Barack Obama was a major beneficiary of 60 Minutes admiration. CBS has devoted hours of air time to the promotion of Barack Obama – five interviews before the election, and six after it, all reported by Steve Kroft. Of the 49 Kroft questions in the first four CBS interviews (before the financial crisis hit), 42 were personal or horse-race questions. Only seven focused on issues – five on foreign policy, and two on trade – with no real focus on any domestic issues. Kroft never focused a question on Obama scandals, or his record in the Illinois legislature. Even issue questions were soft and open-ended. Kroft's interviews were even made into a DVD for nostalgic Obama supporters, Obama All Access.
Other candidates for president were not granted the same red carpet as Obama. The contrast was striking to Scott Pelley's 2008 bailout interview with John McCain: "But why would you let the Wall Street executives sail away on their yachts and leave this on the American taxpayer?" Mike Wallace's interview with Mitt Romney in 2007 was sharply personal, demanding to know if the Republican candidate had premarital sex with his wife and asking his five sons why none of them had ever joined the military.

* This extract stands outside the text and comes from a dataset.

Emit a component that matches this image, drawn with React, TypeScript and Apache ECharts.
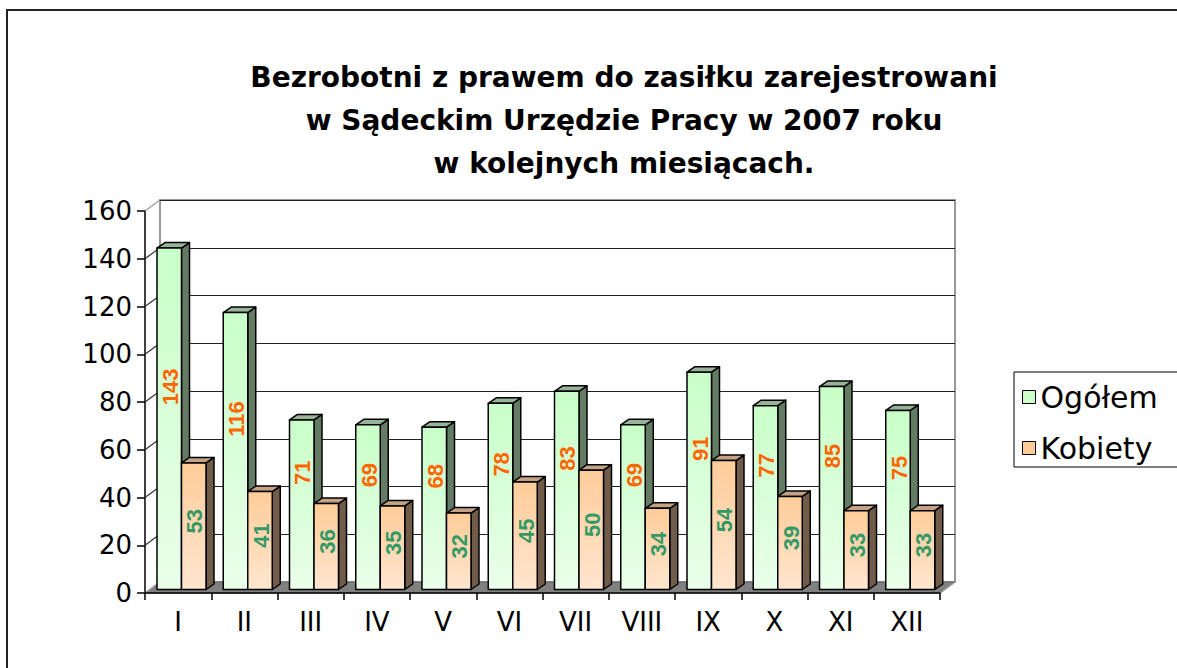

Liberal journalists and celebrities were also celebrated, and conservative celebrities were hounded. Morley Safer championed Stephen Colbert for satirizing conservative talk show hosts and their "wildly inaccurate, but patriotic and combative noise...With all of their excesses, it was only a matter of time before someone came along to skewer them. Well, the eagle has landed." Safer also felt the pain of actor Alec Baldwin having to deal with "conservative junkyard dogs like Sean Hannity." But Mike Wallace confronted Bill O'Reilly: "You are addicted to the power, you are addicted to the money, you are addicted to the fact that ‘I am Bill O'Reilly, and everybody knows it.'"
A review of the recent output of 60 Minutes should cause media historians to restrain themselves before declaring that this program is a hallmark of hard-hitting journalism, without a political axe to grind. They either carry an axe or a shoe-shine kit.